Zurück ins Cockpit des Ferrari 400 Superamerica Aerodinamico Coupé. Die Motorcharakteristik des Ferrari 400 Superamerica Aerodinamico Coupé macht ihn zum idealen Weggefährten auf abseits gelegenen, gering frequentierten Landstraßen. Der Schaltknüppel wächst aus dem Vierganggetriebe empor wie eine leichtmetallene Kugelblume, und ihre Ledermanschette statt einer gefrästen Kulisse wie bei den Transaxle-Modellen verrät die Einbaulage des Getriebes: vorn. Die Kupplung des Ferrari 400 Superamerica Aerodinamico Coupé verlangt weniger Kraft als vermutet, und die Porsche-Synchronisierung der Fahrstufen sorgt für weiche, kratzfreie Übergänge. Die Lenkung spricht präzise an, ihre Rückstellkräfte bleiben beherrschbar, und nur im Stand verlangt das Einschlagen der Vorderräder einen gut durchgebildeten Bizeps. Schnecke und Rolle erweisen sich einer Zahnstangenlenkung als nahezu ebenbürtig. Die Scheibenbremsen des Ferrari 400 Superamerica Aerodinamico Coupé arbeiten zuverlässig; allein beim beherzten Verzögern vor einer mit fröhlichem Übermut angegangenen Biegung scheint die Hinterachse bisweilen ein wenig zu überbremsen.
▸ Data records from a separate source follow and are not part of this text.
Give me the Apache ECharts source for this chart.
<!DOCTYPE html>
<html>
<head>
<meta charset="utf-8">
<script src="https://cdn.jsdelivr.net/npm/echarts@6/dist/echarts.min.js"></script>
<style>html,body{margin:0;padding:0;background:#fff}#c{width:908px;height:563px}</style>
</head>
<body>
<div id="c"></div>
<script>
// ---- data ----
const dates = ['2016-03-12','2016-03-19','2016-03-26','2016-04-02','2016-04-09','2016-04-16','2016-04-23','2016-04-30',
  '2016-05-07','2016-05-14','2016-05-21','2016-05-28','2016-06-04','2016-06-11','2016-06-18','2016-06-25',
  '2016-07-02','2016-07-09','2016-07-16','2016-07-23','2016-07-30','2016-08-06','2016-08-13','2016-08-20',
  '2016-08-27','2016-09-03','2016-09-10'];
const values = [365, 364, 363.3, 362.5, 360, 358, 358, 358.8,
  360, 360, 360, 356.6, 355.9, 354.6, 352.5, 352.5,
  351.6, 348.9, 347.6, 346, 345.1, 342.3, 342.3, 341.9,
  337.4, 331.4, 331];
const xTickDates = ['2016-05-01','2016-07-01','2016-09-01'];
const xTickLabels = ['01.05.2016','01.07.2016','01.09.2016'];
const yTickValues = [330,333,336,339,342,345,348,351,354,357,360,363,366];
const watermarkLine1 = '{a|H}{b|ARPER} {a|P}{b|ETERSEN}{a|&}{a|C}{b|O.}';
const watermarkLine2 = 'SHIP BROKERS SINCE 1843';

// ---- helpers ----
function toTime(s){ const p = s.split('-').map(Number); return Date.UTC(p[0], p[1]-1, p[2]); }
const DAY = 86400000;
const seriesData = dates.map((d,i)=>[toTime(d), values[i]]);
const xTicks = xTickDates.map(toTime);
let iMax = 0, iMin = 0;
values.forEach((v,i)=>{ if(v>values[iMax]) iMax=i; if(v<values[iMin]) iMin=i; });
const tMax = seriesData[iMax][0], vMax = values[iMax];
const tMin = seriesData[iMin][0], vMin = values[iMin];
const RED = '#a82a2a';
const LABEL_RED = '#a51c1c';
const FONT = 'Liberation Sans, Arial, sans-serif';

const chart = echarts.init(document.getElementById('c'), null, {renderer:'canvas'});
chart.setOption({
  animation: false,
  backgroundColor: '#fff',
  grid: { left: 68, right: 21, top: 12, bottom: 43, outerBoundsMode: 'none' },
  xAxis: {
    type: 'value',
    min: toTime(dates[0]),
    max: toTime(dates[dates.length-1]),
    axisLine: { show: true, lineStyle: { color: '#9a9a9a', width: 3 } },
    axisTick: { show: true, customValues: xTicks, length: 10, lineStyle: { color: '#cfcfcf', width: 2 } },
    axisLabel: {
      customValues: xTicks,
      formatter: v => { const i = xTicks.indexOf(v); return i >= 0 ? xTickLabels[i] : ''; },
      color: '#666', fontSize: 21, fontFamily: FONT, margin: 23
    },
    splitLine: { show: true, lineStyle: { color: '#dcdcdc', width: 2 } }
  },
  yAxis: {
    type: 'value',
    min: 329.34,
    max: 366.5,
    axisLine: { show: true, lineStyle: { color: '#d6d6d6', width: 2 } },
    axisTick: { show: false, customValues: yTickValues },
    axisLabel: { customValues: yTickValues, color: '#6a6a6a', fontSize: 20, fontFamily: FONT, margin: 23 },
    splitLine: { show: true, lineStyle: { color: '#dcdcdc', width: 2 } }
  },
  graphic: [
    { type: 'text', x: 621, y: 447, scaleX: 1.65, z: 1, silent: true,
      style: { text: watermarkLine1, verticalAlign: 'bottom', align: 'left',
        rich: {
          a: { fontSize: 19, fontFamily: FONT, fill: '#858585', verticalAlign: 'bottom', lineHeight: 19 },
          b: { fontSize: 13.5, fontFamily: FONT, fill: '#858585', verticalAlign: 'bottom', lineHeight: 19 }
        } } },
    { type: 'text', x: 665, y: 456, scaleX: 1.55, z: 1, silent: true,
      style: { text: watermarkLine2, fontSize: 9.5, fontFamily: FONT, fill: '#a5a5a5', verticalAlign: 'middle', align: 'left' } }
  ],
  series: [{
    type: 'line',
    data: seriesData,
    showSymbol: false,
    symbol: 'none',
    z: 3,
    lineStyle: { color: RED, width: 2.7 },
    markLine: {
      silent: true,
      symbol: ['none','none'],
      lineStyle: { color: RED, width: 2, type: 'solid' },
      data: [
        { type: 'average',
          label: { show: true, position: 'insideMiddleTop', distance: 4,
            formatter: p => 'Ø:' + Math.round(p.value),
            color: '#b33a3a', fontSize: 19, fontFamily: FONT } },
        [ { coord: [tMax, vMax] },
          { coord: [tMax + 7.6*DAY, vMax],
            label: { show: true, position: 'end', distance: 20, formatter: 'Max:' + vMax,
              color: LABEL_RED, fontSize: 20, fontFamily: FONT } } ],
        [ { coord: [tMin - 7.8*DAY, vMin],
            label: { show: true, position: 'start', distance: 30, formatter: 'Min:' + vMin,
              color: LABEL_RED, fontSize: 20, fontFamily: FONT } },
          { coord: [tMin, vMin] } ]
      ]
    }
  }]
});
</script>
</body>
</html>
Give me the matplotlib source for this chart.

Natürlich wäre der normalerweise untersteuernde Ferrari 400 Superamerica Aerodinamico Coupé auch ein wunderbares Gerät zum Driften. Kurve, gefühlvoller Gasstoß, das Heck drängt nach außen, präzises Gegenlenken, nicht zu aufgeregt ... Doch alte Kulturfähigkeiten wie genussvolles Querfahren haben im heutigen Verkehr nichts mehr zu suchen. Driften Sie, verehrte Leserin, verehrter Leser, mit Ihrem Ferrari 400 Superamerica Aerodinamico Coupé deshalb bitte nur auf einer Rennstrecke mit genügend Auslauf. Denn als Origami-Puzzle macht selbst ein Ferrari 400 Superamerica Aerodinamico Coupé nicht einmal den halben Spaß.